* **PROBLEM TO SOLVE**:
Exclude images, then output the remaining data verbatim.

* **DATA PROVIDED**:
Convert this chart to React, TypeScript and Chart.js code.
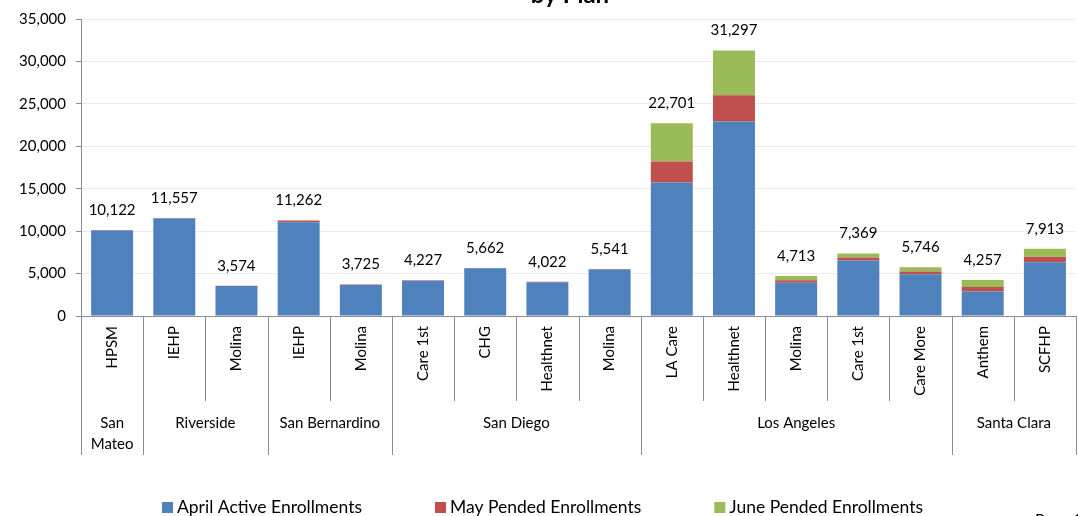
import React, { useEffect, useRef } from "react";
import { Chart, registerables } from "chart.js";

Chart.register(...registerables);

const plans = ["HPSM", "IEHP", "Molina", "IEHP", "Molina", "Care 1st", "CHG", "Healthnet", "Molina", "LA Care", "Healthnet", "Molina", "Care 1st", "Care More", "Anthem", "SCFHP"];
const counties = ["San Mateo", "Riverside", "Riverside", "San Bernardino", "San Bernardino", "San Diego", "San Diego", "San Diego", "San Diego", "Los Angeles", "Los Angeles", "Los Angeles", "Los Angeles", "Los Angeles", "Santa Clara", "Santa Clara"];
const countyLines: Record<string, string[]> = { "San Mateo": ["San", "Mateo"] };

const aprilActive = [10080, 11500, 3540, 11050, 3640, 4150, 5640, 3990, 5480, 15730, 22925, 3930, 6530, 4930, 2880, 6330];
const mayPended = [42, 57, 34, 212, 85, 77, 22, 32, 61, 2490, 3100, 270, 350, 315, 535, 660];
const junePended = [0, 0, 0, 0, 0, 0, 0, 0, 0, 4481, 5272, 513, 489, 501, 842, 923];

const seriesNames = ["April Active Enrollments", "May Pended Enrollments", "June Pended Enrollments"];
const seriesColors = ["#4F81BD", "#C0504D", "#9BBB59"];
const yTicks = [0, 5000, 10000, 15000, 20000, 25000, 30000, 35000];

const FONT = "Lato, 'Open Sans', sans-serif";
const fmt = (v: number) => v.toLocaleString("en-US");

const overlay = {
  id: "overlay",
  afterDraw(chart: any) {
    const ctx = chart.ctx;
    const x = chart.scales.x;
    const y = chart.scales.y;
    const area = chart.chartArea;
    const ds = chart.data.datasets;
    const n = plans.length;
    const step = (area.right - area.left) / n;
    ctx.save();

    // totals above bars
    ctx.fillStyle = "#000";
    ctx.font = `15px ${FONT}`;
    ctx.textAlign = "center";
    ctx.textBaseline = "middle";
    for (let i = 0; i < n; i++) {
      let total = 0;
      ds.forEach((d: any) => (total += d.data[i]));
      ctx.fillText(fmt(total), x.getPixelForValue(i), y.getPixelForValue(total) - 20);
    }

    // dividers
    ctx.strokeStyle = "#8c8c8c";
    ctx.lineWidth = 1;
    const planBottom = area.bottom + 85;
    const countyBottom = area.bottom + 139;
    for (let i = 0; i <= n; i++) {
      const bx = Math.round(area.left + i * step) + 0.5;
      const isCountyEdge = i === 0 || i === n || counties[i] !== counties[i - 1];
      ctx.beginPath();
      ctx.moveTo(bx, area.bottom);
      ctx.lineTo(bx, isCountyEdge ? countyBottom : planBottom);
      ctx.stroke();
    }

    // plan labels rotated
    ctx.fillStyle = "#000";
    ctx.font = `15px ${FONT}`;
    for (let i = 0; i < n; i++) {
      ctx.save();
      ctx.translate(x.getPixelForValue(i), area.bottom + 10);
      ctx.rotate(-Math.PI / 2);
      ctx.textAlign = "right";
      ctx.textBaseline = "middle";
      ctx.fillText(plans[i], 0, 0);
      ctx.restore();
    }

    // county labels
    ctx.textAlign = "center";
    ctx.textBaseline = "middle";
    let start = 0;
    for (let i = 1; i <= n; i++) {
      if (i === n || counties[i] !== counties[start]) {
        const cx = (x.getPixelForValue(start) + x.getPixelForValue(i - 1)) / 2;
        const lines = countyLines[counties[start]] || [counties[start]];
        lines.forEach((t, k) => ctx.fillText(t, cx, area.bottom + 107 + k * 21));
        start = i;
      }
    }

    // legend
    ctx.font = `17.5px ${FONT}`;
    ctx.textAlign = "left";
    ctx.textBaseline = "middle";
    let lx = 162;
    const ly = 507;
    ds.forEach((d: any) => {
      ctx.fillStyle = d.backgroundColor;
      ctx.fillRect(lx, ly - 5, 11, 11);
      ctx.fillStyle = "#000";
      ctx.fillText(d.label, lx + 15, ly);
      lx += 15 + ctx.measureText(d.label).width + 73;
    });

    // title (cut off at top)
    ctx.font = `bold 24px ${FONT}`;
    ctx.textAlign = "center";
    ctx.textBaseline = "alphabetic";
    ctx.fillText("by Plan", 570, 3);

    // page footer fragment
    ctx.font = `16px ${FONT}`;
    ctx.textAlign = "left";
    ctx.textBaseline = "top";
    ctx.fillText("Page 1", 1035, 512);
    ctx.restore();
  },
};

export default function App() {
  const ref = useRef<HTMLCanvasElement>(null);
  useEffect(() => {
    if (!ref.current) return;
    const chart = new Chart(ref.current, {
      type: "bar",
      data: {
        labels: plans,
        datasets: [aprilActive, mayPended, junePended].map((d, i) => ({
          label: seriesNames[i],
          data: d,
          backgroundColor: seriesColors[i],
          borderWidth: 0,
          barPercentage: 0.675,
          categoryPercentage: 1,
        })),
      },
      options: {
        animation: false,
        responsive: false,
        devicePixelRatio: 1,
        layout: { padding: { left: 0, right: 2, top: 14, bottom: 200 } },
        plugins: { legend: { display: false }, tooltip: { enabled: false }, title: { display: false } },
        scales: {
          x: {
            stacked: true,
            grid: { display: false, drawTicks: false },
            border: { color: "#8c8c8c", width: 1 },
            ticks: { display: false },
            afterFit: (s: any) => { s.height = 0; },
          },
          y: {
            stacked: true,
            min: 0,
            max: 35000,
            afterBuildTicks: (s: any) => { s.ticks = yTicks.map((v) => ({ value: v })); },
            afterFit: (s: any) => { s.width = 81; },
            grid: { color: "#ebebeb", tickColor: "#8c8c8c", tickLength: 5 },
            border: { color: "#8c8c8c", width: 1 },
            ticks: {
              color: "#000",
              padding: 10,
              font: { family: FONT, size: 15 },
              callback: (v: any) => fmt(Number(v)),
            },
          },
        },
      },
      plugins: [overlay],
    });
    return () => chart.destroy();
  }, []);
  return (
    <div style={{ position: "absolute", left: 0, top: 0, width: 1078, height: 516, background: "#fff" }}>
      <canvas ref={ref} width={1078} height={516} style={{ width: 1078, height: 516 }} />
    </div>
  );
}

* **THE OUTPUT**:
Convert this chart to React, TypeScript and Chart.js code.
import React, { useEffect, useRef } from "react";
import { Chart, registerables } from "chart.js";

Chart.register(...registerables);

const plans = ["HPSM", "IEHP", "Molina", "IEHP", "Molina", "Care 1st", "CHG", "Healthnet", "Molina", "LA Care", "Healthnet", "Molina", "Care 1st", "Care More", "Anthem", "SCFHP"];
const counties = ["San Mateo", "Riverside", "Riverside", "San Bernardino", "San Bernardino", "San Diego", "San Diego", "San Diego", "San Diego", "Los Angeles", "Los Angeles", "Los Angeles", "Los Angeles", "Los Angeles", "Santa Clara", "Santa Clara"];
const countyLines: Record<string, string[]> = { "San Mateo": ["San", "Mateo"] };

const aprilActive = [10080, 11500, 3540, 11050, 3640, 4150, 5640, 3990, 5480, 15730, 22925, 3930, 6530, 4930, 2880, 6330];
const mayPended = [42, 57, 34, 212, 85, 77, 22, 32, 61, 2490, 3100, 270, 350, 315, 535, 660];
const junePended = [0, 0, 0, 0, 0, 0, 0, 0, 0, 4481, 5272, 513, 489, 501, 842, 923];

const seriesNames = ["April Active Enrollments", "May Pended Enrollments", "June Pended Enrollments"];
const seriesColors = ["#4F81BD", "#C0504D", "#9BBB59"];
const yTicks = [0, 5000, 10000, 15000, 20000, 25000, 30000, 35000];

const FONT = "Lato, 'Open Sans', sans-serif";
const fmt = (v: number) => v.toLocaleString("en-US");

const overlay = {
  id: "overlay",
  afterDraw(chart: any) {
    const ctx = chart.ctx;
    const x = chart.scales.x;
    const y = chart.scales.y;
    const area = chart.chartArea;
    const ds = chart.data.datasets;
    const n = plans.length;
    const step = (area.right - area.left) / n;
    ctx.save();

    // totals above bars
    ctx.fillStyle = "#000";
    ctx.font = `15px ${FONT}`;
    ctx.textAlign = "center";
    ctx.textBaseline = "middle";
    for (let i = 0; i < n; i++) {
      let total = 0;
      ds.forEach((d: any) => (total += d.data[i]));
      ctx.fillText(fmt(total), x.getPixelForValue(i), y.getPixelForValue(total) - 20);
    }

    // dividers
    ctx.strokeStyle = "#8c8c8c";
    ctx.lineWidth = 1;
    const planBottom = area.bottom + 85;
    const countyBottom = area.bottom + 139;
    for (let i = 0; i <= n; i++) {
      const bx = Math.round(area.left + i * step) + 0.5;
      const isCountyEdge = i === 0 || i === n || counties[i] !== counties[i - 1];
      ctx.beginPath();
      ctx.moveTo(bx, area.bottom);
      ctx.lineTo(bx, isCountyEdge ? countyBottom : planBottom);
      ctx.stroke();
    }

    // plan labels rotated
    ctx.fillStyle = "#000";
    ctx.font = `15px ${FONT}`;
    for (let i = 0; i < n; i++) {
      ctx.save();
      ctx.translate(x.getPixelForValue(i), area.bottom + 10);
      ctx.rotate(-Math.PI / 2);
      ctx.textAlign = "right";
      ctx.textBaseline = "middle";
      ctx.fillText(plans[i], 0, 0);
      ctx.restore();
    }

    // county labels
    ctx.textAlign = "center";
    ctx.textBaseline = "middle";
    let start = 0;
    for (let i = 1; i <= n; i++) {
      if (i === n || counties[i] !== counties[start]) {
        const cx = (x.getPixelForValue(start) + x.getPixelForValue(i - 1)) / 2;
        const lines = countyLines[counties[start]] || [counties[start]];
        lines.forEach((t, k) => ctx.fillText(t, cx, area.bottom + 107 + k * 21));
        start = i;
      }
    }

    // legend
    ctx.font = `17.5px ${FONT}`;
    ctx.textAlign = "left";
    ctx.textBaseline = "middle";
    let lx = 162;
    const ly = 507;
    ds.forEach((d: any) => {
      ctx.fillStyle = d.backgroundColor;
      ctx.fillRect(lx, ly - 5, 11, 11);
      ctx.fillStyle = "#000";
      ctx.fillText(d.label, lx + 15, ly);
      lx += 15 + ctx.measureText(d.label).width + 73;
    });

    // title (cut off at top)
    ctx.font = `bold 24px ${FONT}`;
    ctx.textAlign = "center";
    ctx.textBaseline = "alphabetic";
    ctx.fillText("by Plan", 570, 3);

    // page footer fragment
    ctx.font = `16px ${FONT}`;
    ctx.textAlign = "left";
    ctx.textBaseline = "top";
    ctx.fillText("Page 1", 1035, 512);
    ctx.restore();
  },
};

export default function App() {
  const ref = useRef<HTMLCanvasElement>(null);
  useEffect(() => {
    if (!ref.current) return;
    const chart = new Chart(ref.current, {
      type: "bar",
      data: {
        labels: plans,
        datasets: [aprilActive, mayPended, junePended].map((d, i) => ({
          label: seriesNames[i],
          data: d,
          backgroundColor: seriesColors[i],
          borderWidth: 0,
          barPercentage: 0.675,
          categoryPercentage: 1,
        })),
      },
      options: {
        animation: false,
        responsive: false,
        devicePixelRatio: 1,
        layout: { padding: { left: 0, right: 2, top: 14, bottom: 200 } },
        plugins: { legend: { display: false }, tooltip: { enabled: false }, title: { display: false } },
        scales: {
          x: {
            stacked: true,
            grid: { display: false, drawTicks: false },
            border: { color: "#8c8c8c", width: 1 },
            ticks: { display: false },
            afterFit: (s: any) => { s.height = 0; },
          },
          y: {
            stacked: true,
            min: 0,
            max: 35000,
            afterBuildTicks: (s: any) => { s.ticks = yTicks.map((v) => ({ value: v })); },
            afterFit: (s: any) => { s.width = 81; },
            grid: { color: "#ebebeb", tickColor: "#8c8c8c", tickLength: 5 },
            border: { color: "#8c8c8c", width: 1 },
            ticks: {
              color: "#000",
              padding: 10,
              font: { family: FONT, size: 15 },
              callback: (v: any) => fmt(Number(v)),
            },
          },
        },
      },
      plugins: [overlay],
    });
    return () => chart.destroy();
  }, []);
  return (
    <div style={{ position: "absolute", left: 0, top: 0, width: 1078, height: 516, background: "#fff" }}>
      <canvas ref={ref} width={1078} height={516} style={{ width: 1078, height: 516 }} />
    </div>
  );
}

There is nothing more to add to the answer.